RBC Capital Markets hoisted its price target for Ashtead Group ahead of the plant hire outfit's second quarter results next week.

As the quarter has historically been Ashtead's strongest, with six years of consecutive upgrades following the release of this statement, RBC reckoned a "lucky" seventh is inevitable given currently supportive end markets and favourable exchange rates.

Analysts expect to see double-digit rental revenue growth in the US and margins continuing to climb, with first-half group revenue forecast to grow 19.3% to £1.5bn, pre-tax profit growth of 21% to £411.2m, earnings per share up 20% to 53.8p and a dividend up 24% to 5.0p.

For the full year RBC's Andrew Gibb foresees EPS of 101.8p, ahead of the 99.7p consensus, but for 2018 it has upped its estimate to 117p versus the consensus of 111.5p as it sees a positive medium-term outlook, reinforced by the latest 2017 Dodge Construction Outlook forecasting total US construction starts advancing 5%.

"Given Ashtead has consistently outpaced its end markets by between 2-3x, this bodes well for the near-term growth outlook.
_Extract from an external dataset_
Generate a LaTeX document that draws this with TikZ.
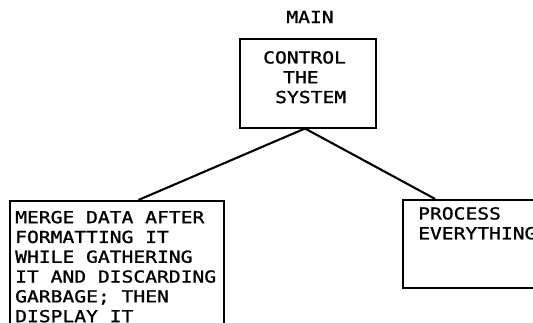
\documentclass[tikz,border=0pt]{standalone}
\usepackage{fontspec}
\newfontfamily\dotmono[FakeStretch=1.19,FakeBold=1.2]{DejaVu Sans Mono}
\usetikzlibrary{calc}
\begin{document}
\begin{tikzpicture}[x=1pt,y=-1pt,
  box/.style={draw, line width=2pt, rectangle, inner sep=0pt, anchor=north west},
  txt/.style={inner sep=0pt, anchor=north west, align=left,
    font=\dotmono\fontsize{16.5}{19.8}\selectfont},
  link/.style={line width=2.1pt}]
\useasboundingbox (0,0) rectangle (533,322);
\clip (0,0) rectangle (533,322);
\fill[white] (0,0) rectangle (533,322);
% boxes
\node[box, minimum width=136pt, minimum height=89pt] (top) at (239,37.5) {};
\node[box, minimum width=214.5pt, minimum height=150pt] (left) at (8.5,200) {};
\node[box, minimum width=160pt, minimum height=88pt] (right) at (402,199) {};
% texts
\node[txt, anchor=center] (main) at (310,17) {MAIN};
\node[txt] (ctl) at (263,51) {CONTROL\\\hspace*{20pt}THE\\\hspace*{12pt}SYSTEM};
\node[txt] (merge) at (15,210.7) {MERGE DATA AFTER\\FORMATTING IT\\WHILE GATHERING\\IT AND DISCARDING\\GARBAGE; THEN\\DISPLAY IT};
\node[txt] (proc) at (418,207) {PROCESS\\EVERYTHING};
% connectors
\coordinate (apex) at ($(top.south)+(-3,0)$);
\draw[link] (apex) -- ($(left.north west)!0.6!(left.north east)$);
\draw[link] (apex) -- ($(right.north west)!0.205!(right.north east)$);
\end{tikzpicture}
\end{document}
With the structural growth story showing no signs of abating and spend on infrastructure potentially getting a major boost over the next few years, 10% compound growth in the top-line looks achievable," the analyst said.

Despite the near-40% gain in the share price over the past 12 months, Gibb continues to believe the stock looks attractively valued, upping his price target to 1,700p from 1,580p and keeping his 'outperform' rating.